- Problem
In the entries below, repeat only the lines between those holding "Recreate this image" and "return (B - y) / (B - T)", inclusive. Leave pictures out.

- Records for processing
⁂
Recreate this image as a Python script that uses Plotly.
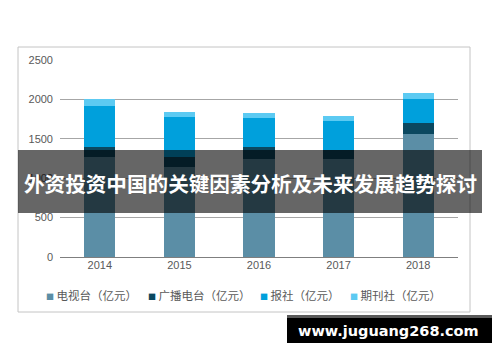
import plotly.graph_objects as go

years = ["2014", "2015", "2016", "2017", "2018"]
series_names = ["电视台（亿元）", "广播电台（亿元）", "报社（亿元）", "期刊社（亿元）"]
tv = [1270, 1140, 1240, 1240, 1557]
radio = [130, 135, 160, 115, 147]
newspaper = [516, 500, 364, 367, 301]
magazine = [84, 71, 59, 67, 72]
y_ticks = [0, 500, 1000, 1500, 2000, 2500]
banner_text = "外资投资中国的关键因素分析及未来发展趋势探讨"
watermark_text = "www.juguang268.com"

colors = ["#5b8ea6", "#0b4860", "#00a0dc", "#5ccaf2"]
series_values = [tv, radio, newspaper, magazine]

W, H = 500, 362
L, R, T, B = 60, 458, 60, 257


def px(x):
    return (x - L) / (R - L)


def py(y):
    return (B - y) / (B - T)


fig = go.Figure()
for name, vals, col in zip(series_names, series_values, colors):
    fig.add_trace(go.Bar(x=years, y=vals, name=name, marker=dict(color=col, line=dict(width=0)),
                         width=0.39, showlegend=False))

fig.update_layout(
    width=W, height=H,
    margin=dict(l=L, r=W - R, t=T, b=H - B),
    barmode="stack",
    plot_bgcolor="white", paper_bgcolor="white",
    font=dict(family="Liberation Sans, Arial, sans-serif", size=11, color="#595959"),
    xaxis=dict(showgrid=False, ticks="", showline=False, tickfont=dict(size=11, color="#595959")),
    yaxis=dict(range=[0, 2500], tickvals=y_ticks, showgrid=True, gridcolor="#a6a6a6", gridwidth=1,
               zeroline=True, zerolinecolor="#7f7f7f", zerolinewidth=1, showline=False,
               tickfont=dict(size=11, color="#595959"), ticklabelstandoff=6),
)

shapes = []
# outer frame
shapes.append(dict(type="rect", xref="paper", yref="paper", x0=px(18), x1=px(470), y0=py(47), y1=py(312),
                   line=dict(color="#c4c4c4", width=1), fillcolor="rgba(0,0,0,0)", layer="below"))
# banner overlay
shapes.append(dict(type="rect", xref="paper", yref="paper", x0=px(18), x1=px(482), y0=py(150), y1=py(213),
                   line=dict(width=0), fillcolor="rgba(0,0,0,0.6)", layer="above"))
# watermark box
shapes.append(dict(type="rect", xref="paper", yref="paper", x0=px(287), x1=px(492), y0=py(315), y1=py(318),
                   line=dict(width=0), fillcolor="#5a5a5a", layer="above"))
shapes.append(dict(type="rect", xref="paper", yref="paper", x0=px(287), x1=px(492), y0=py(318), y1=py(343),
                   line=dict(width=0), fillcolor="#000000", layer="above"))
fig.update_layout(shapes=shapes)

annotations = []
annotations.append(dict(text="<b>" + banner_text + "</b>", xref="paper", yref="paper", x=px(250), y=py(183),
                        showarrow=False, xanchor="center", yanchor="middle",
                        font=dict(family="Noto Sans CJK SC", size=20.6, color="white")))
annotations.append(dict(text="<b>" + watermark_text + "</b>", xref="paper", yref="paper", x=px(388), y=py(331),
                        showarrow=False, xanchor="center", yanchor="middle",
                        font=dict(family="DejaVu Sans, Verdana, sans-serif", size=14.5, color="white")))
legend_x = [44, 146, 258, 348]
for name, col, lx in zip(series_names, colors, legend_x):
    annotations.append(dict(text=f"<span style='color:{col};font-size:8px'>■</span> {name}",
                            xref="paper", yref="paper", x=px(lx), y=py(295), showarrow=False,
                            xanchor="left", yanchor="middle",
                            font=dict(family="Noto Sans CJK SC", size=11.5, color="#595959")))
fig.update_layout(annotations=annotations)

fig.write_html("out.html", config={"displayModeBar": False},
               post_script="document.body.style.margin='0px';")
⁂
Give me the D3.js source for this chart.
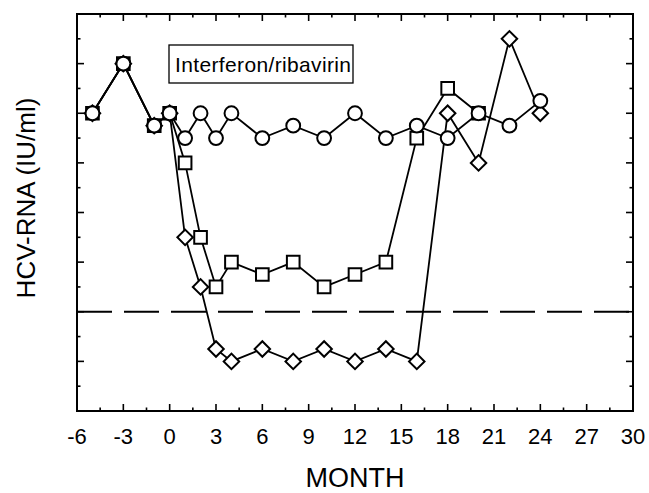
⁂
- Solution
Recreate this image as a Python script that uses Plotly.
import plotly.graph_objects as go

years = ["2014", "2015", "2016", "2017", "2018"]
series_names = ["电视台（亿元）", "广播电台（亿元）", "报社（亿元）", "期刊社（亿元）"]
tv = [1270, 1140, 1240, 1240, 1557]
radio = [130, 135, 160, 115, 147]
newspaper = [516, 500, 364, 367, 301]
magazine = [84, 71, 59, 67, 72]
y_ticks = [0, 500, 1000, 1500, 2000, 2500]
banner_text = "外资投资中国的关键因素分析及未来发展趋势探讨"
watermark_text = "www.juguang268.com"

colors = ["#5b8ea6", "#0b4860", "#00a0dc", "#5ccaf2"]
series_values = [tv, radio, newspaper, magazine]

W, H = 500, 362
L, R, T, B = 60, 458, 60, 257


def px(x):
    return (x - L) / (R - L)


def py(y):
    return (B - y) / (B - T)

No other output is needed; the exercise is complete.